>> Begin Source material
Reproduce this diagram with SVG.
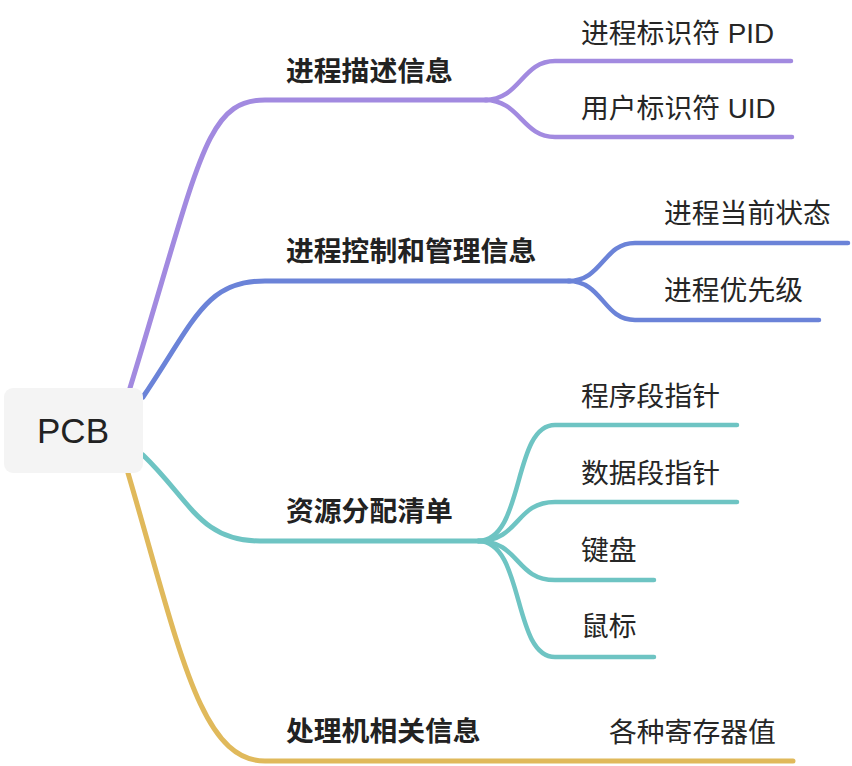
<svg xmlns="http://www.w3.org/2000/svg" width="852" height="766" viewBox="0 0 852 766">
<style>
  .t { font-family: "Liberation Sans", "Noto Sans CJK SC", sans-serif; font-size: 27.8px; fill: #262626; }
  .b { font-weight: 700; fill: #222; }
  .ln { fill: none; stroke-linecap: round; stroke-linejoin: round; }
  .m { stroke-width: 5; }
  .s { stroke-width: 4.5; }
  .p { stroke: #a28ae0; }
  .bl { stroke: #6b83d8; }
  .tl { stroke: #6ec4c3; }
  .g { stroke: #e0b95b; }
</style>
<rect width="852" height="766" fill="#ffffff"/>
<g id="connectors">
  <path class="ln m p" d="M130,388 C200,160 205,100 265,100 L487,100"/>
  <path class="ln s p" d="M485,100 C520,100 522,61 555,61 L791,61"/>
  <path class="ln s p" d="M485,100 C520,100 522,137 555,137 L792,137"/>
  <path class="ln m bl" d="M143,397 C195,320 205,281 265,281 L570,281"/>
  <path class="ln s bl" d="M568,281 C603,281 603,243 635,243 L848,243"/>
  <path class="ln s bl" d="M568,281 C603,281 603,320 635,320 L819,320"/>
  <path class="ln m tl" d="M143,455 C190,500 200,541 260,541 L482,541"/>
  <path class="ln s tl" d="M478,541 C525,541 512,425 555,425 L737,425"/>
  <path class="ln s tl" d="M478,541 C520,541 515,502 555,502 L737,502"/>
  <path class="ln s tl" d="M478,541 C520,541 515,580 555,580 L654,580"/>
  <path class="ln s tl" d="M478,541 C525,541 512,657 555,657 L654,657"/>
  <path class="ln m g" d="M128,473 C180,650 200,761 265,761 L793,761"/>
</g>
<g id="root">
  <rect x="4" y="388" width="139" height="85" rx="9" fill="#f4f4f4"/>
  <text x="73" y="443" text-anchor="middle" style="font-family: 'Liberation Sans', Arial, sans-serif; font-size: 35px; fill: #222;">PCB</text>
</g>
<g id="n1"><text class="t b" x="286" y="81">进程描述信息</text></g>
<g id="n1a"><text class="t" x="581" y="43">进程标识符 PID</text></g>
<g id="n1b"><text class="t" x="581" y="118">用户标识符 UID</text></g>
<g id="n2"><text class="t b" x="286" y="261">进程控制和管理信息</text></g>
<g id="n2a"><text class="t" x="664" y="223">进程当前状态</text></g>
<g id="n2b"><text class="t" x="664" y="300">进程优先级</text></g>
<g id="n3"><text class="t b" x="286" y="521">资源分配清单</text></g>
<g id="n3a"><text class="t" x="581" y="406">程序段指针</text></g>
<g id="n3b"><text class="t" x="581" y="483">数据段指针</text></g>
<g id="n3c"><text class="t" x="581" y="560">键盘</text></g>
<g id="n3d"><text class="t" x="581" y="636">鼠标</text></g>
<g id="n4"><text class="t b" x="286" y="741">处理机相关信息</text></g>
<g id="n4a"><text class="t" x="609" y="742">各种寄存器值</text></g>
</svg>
>> End Source material
Instructions to follow: Transcribe the full listing above exactly as it stands, minus the pictures.

Solution for this task:
Reproduce this diagram with SVG.
<svg xmlns="http://www.w3.org/2000/svg" width="852" height="766" viewBox="0 0 852 766">
<style>
  .t { font-family: "Liberation Sans", "Noto Sans CJK SC", sans-serif; font-size: 27.8px; fill: #262626; }
  .b { font-weight: 700; fill: #222; }
  .ln { fill: none; stroke-linecap: round; stroke-linejoin: round; }
  .m { stroke-width: 5; }
  .s { stroke-width: 4.5; }
  .p { stroke: #a28ae0; }
  .bl { stroke: #6b83d8; }
  .tl { stroke: #6ec4c3; }
  .g { stroke: #e0b95b; }
</style>
<rect width="852" height="766" fill="#ffffff"/>
<g id="connectors">
  <path class="ln m p" d="M130,388 C200,160 205,100 265,100 L487,100"/>
  <path class="ln s p" d="M485,100 C520,100 522,61 555,61 L791,61"/>
  <path class="ln s p" d="M485,100 C520,100 522,137 555,137 L792,137"/>
  <path class="ln m bl" d="M143,397 C195,320 205,281 265,281 L570,281"/>
  <path class="ln s bl" d="M568,281 C603,281 603,243 635,243 L848,243"/>
  <path class="ln s bl" d="M568,281 C603,281 603,320 635,320 L819,320"/>
  <path class="ln m tl" d="M143,455 C190,500 200,541 260,541 L482,541"/>
  <path class="ln s tl" d="M478,541 C525,541 512,425 555,425 L737,425"/>
  <path class="ln s tl" d="M478,541 C520,541 515,502 555,502 L737,502"/>
  <path class="ln s tl" d="M478,541 C520,541 515,580 555,580 L654,580"/>
  <path class="ln s tl" d="M478,541 C525,541 512,657 555,657 L654,657"/>
  <path class="ln m g" d="M128,473 C180,650 200,761 265,761 L793,761"/>
</g>
<g id="root">
  <rect x="4" y="388" width="139" height="85" rx="9" fill="#f4f4f4"/>
  <text x="73" y="443" text-anchor="middle" style="font-family: 'Liberation Sans', Arial, sans-serif; font-size: 35px; fill: #222;">PCB</text>
</g>
<g id="n1"><text class="t b" x="286" y="81">进程描述信息</text></g>
<g id="n1a"><text class="t" x="581" y="43">进程标识符 PID</text></g>
<g id="n1b"><text class="t" x="581" y="118">用户标识符 UID</text></g>
<g id="n2"><text class="t b" x="286" y="261">进程控制和管理信息</text></g>
<g id="n2a"><text class="t" x="664" y="223">进程当前状态</text></g>
<g id="n2b"><text class="t" x="664" y="300">进程优先级</text></g>
<g id="n3"><text class="t b" x="286" y="521">资源分配清单</text></g>
<g id="n3a"><text class="t" x="581" y="406">程序段指针</text></g>
<g id="n3b"><text class="t" x="581" y="483">数据段指针</text></g>
<g id="n3c"><text class="t" x="581" y="560">键盘</text></g>
<g id="n3d"><text class="t" x="581" y="636">鼠标</text></g>
<g id="n4"><text class="t b" x="286" y="741">处理机相关信息</text></g>
<g id="n4a"><text class="t" x="609" y="742">各种寄存器值</text></g>
</svg>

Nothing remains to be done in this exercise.